Records with drawing code:
##############################

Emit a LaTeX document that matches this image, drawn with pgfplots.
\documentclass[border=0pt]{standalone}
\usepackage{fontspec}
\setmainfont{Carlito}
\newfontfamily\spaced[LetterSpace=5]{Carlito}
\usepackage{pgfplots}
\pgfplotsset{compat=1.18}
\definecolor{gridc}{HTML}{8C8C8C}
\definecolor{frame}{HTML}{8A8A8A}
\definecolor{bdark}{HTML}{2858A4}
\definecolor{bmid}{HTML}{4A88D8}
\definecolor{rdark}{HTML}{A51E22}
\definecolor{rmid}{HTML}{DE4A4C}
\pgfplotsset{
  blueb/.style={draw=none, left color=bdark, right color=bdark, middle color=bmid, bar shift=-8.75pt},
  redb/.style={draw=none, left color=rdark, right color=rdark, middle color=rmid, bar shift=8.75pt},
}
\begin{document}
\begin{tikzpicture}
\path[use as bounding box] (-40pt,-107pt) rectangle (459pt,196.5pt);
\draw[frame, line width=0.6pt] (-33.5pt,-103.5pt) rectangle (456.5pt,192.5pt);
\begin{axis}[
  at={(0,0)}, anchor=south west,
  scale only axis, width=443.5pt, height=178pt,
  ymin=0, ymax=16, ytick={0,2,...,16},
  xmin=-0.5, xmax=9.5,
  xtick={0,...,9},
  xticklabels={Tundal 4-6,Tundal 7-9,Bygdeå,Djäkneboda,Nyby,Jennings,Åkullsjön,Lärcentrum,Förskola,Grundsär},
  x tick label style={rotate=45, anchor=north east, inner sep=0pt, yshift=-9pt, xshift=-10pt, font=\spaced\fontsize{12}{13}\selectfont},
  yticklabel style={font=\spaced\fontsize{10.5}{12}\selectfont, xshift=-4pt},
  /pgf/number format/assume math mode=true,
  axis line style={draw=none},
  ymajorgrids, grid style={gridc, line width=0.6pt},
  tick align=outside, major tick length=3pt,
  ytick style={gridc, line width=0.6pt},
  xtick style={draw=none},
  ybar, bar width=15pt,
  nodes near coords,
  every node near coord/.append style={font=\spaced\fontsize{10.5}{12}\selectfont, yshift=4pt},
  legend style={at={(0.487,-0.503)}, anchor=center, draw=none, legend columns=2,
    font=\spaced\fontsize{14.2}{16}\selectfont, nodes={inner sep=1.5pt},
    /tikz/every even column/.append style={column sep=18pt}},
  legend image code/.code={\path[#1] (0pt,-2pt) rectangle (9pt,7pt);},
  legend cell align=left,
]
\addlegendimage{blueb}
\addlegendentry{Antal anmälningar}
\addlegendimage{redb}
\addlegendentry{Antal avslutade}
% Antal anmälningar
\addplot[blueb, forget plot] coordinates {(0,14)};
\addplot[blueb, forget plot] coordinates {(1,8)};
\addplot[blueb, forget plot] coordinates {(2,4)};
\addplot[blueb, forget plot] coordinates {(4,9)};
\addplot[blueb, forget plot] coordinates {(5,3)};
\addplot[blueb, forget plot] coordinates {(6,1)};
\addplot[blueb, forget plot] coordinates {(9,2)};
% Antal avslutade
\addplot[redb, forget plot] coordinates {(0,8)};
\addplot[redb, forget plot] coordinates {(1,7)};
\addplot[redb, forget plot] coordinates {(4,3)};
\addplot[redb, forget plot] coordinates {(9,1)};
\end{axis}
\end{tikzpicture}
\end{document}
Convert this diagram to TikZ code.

##############################

All of the data needs to be printed once more, exactly.

Problem solution:
Emit a LaTeX document that matches this image, drawn with pgfplots.
\documentclass[border=0pt]{standalone}
\usepackage{fontspec}
\setmainfont{Carlito}
\newfontfamily\spaced[LetterSpace=5]{Carlito}
\usepackage{pgfplots}
\pgfplotsset{compat=1.18}
\definecolor{gridc}{HTML}{8C8C8C}
\definecolor{frame}{HTML}{8A8A8A}
\definecolor{bdark}{HTML}{2858A4}
\definecolor{bmid}{HTML}{4A88D8}
\definecolor{rdark}{HTML}{A51E22}
\definecolor{rmid}{HTML}{DE4A4C}
\pgfplotsset{
  blueb/.style={draw=none, left color=bdark, right color=bdark, middle color=bmid, bar shift=-8.75pt},
  redb/.style={draw=none, left color=rdark, right color=rdark, middle color=rmid, bar shift=8.75pt},
}
\begin{document}
\begin{tikzpicture}
\path[use as bounding box] (-40pt,-107pt) rectangle (459pt,196.5pt);
\draw[frame, line width=0.6pt] (-33.5pt,-103.5pt) rectangle (456.5pt,192.5pt);
\begin{axis}[
  at={(0,0)}, anchor=south west,
  scale only axis, width=443.5pt, height=178pt,
  ymin=0, ymax=16, ytick={0,2,...,16},
  xmin=-0.5, xmax=9.5,
  xtick={0,...,9},
  xticklabels={Tundal 4-6,Tundal 7-9,Bygdeå,Djäkneboda,Nyby,Jennings,Åkullsjön,Lärcentrum,Förskola,Grundsär},
  x tick label style={rotate=45, anchor=north east, inner sep=0pt, yshift=-9pt, xshift=-10pt, font=\spaced\fontsize{12}{13}\selectfont},
  yticklabel style={font=\spaced\fontsize{10.5}{12}\selectfont, xshift=-4pt},
  /pgf/number format/assume math mode=true,
  axis line style={draw=none},
  ymajorgrids, grid style={gridc, line width=0.6pt},
  tick align=outside, major tick length=3pt,
  ytick style={gridc, line width=0.6pt},
  xtick style={draw=none},
  ybar, bar width=15pt,
  nodes near coords,
  every node near coord/.append style={font=\spaced\fontsize{10.5}{12}\selectfont, yshift=4pt},
  legend style={at={(0.487,-0.503)}, anchor=center, draw=none, legend columns=2,
    font=\spaced\fontsize{14.2}{16}\selectfont, nodes={inner sep=1.5pt},
    /tikz/every even column/.append style={column sep=18pt}},
  legend image code/.code={\path[#1] (0pt,-2pt) rectangle (9pt,7pt);},
  legend cell align=left,
]
\addlegendimage{blueb}
\addlegendentry{Antal anmälningar}
\addlegendimage{redb}
\addlegendentry{Antal avslutade}
% Antal anmälningar
\addplot[blueb, forget plot] coordinates {(0,14)};
\addplot[blueb, forget plot] coordinates {(1,8)};
\addplot[blueb, forget plot] coordinates {(2,4)};
\addplot[blueb, forget plot] coordinates {(4,9)};
\addplot[blueb, forget plot] coordinates {(5,3)};
\addplot[blueb, forget plot] coordinates {(6,1)};
\addplot[blueb, forget plot] coordinates {(9,2)};
% Antal avslutade
\addplot[redb, forget plot] coordinates {(0,8)};
\addplot[redb, forget plot] coordinates {(1,7)};
\addplot[redb, forget plot] coordinates {(4,3)};
\addplot[redb, forget plot] coordinates {(9,1)};
\end{axis}
\end{tikzpicture}
\end{document}
Convert this diagram to TikZ code.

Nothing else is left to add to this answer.